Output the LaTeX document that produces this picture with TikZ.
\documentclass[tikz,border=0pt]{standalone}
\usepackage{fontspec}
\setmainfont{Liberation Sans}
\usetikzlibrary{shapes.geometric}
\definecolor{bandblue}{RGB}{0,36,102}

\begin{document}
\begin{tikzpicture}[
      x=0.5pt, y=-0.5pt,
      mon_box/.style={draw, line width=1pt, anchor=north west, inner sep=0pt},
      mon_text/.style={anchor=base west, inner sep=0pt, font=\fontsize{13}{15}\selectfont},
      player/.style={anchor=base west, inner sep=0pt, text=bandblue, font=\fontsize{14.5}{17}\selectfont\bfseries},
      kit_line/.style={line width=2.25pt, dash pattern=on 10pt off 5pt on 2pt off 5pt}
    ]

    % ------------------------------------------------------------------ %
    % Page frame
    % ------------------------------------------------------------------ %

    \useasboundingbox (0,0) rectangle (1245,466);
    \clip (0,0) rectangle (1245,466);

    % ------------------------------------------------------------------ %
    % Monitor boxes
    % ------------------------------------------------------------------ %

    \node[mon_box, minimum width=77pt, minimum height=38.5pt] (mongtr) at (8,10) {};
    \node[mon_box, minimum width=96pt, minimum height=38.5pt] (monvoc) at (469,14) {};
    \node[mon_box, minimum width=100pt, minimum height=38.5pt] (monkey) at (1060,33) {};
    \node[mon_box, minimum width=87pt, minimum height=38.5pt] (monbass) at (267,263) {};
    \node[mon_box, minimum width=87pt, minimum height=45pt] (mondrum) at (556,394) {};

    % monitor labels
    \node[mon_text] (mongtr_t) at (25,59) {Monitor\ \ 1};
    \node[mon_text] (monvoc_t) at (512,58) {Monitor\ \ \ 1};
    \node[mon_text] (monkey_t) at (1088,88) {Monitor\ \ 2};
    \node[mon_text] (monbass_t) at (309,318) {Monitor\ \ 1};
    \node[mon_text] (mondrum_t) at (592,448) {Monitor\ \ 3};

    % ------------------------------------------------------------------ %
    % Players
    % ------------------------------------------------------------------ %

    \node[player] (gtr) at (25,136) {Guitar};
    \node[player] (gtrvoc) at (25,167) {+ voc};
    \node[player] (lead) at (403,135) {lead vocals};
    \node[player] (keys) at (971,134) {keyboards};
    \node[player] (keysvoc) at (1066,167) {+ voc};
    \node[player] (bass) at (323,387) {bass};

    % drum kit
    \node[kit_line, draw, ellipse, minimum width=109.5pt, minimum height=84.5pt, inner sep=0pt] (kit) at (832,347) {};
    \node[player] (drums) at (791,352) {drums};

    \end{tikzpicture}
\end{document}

...

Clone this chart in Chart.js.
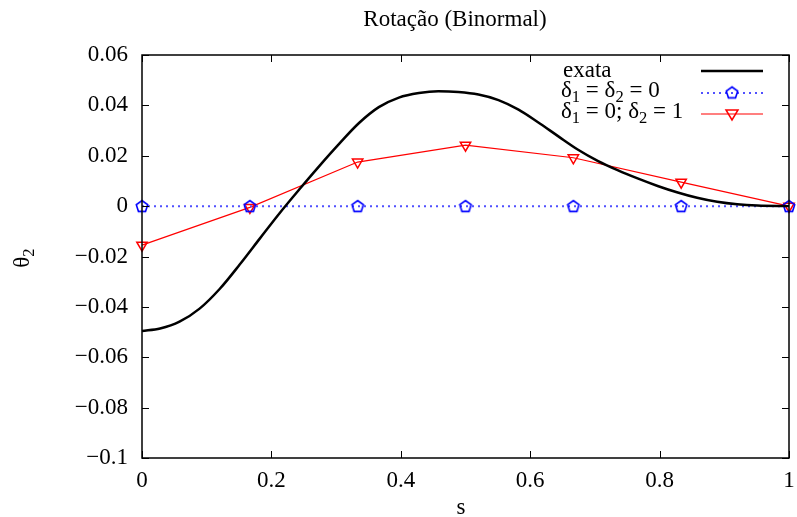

* * *

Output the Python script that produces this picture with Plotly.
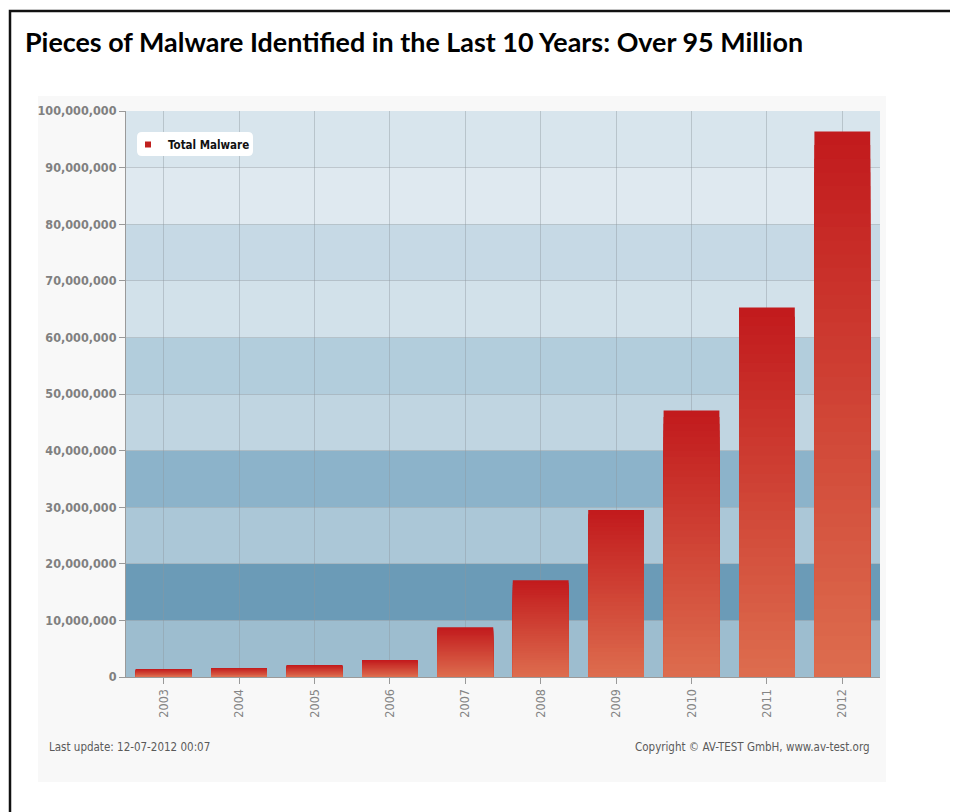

## Instructions for the task
Exactly the lines above from the one with "Output the LaTeX" to the one with "(bass) at (323,387)", both included, are to be quoted; leave the rest out.

## Complete output
Output the LaTeX document that produces this picture with TikZ.
\documentclass[tikz,border=0pt]{standalone}
\usepackage{fontspec}
\setmainfont{Liberation Sans}
\usetikzlibrary{shapes.geometric}
\definecolor{bandblue}{RGB}{0,36,102}

\begin{document}
\begin{tikzpicture}[
      x=0.5pt, y=-0.5pt,
      mon_box/.style={draw, line width=1pt, anchor=north west, inner sep=0pt},
      mon_text/.style={anchor=base west, inner sep=0pt, font=\fontsize{13}{15}\selectfont},
      player/.style={anchor=base west, inner sep=0pt, text=bandblue, font=\fontsize{14.5}{17}\selectfont\bfseries},
      kit_line/.style={line width=2.25pt, dash pattern=on 10pt off 5pt on 2pt off 5pt}
    ]

    % ------------------------------------------------------------------ %
    % Page frame
    % ------------------------------------------------------------------ %

    \useasboundingbox (0,0) rectangle (1245,466);
    \clip (0,0) rectangle (1245,466);

    % ------------------------------------------------------------------ %
    % Monitor boxes
    % ------------------------------------------------------------------ %

    \node[mon_box, minimum width=77pt, minimum height=38.5pt] (mongtr) at (8,10) {};
    \node[mon_box, minimum width=96pt, minimum height=38.5pt] (monvoc) at (469,14) {};
    \node[mon_box, minimum width=100pt, minimum height=38.5pt] (monkey) at (1060,33) {};
    \node[mon_box, minimum width=87pt, minimum height=38.5pt] (monbass) at (267,263) {};
    \node[mon_box, minimum width=87pt, minimum height=45pt] (mondrum) at (556,394) {};

    % monitor labels
    \node[mon_text] (mongtr_t) at (25,59) {Monitor\ \ 1};
    \node[mon_text] (monvoc_t) at (512,58) {Monitor\ \ \ 1};
    \node[mon_text] (monkey_t) at (1088,88) {Monitor\ \ 2};
    \node[mon_text] (monbass_t) at (309,318) {Monitor\ \ 1};
    \node[mon_text] (mondrum_t) at (592,448) {Monitor\ \ 3};

    % ------------------------------------------------------------------ %
    % Players
    % ------------------------------------------------------------------ %

    \node[player] (gtr) at (25,136) {Guitar};
    \node[player] (gtrvoc) at (25,167) {+ voc};
    \node[player] (lead) at (403,135) {lead vocals};
    \node[player] (keys) at (971,134) {keyboards};
    \node[player] (keysvoc) at (1066,167) {+ voc};
    \node[player] (bass) at (323,387) {bass};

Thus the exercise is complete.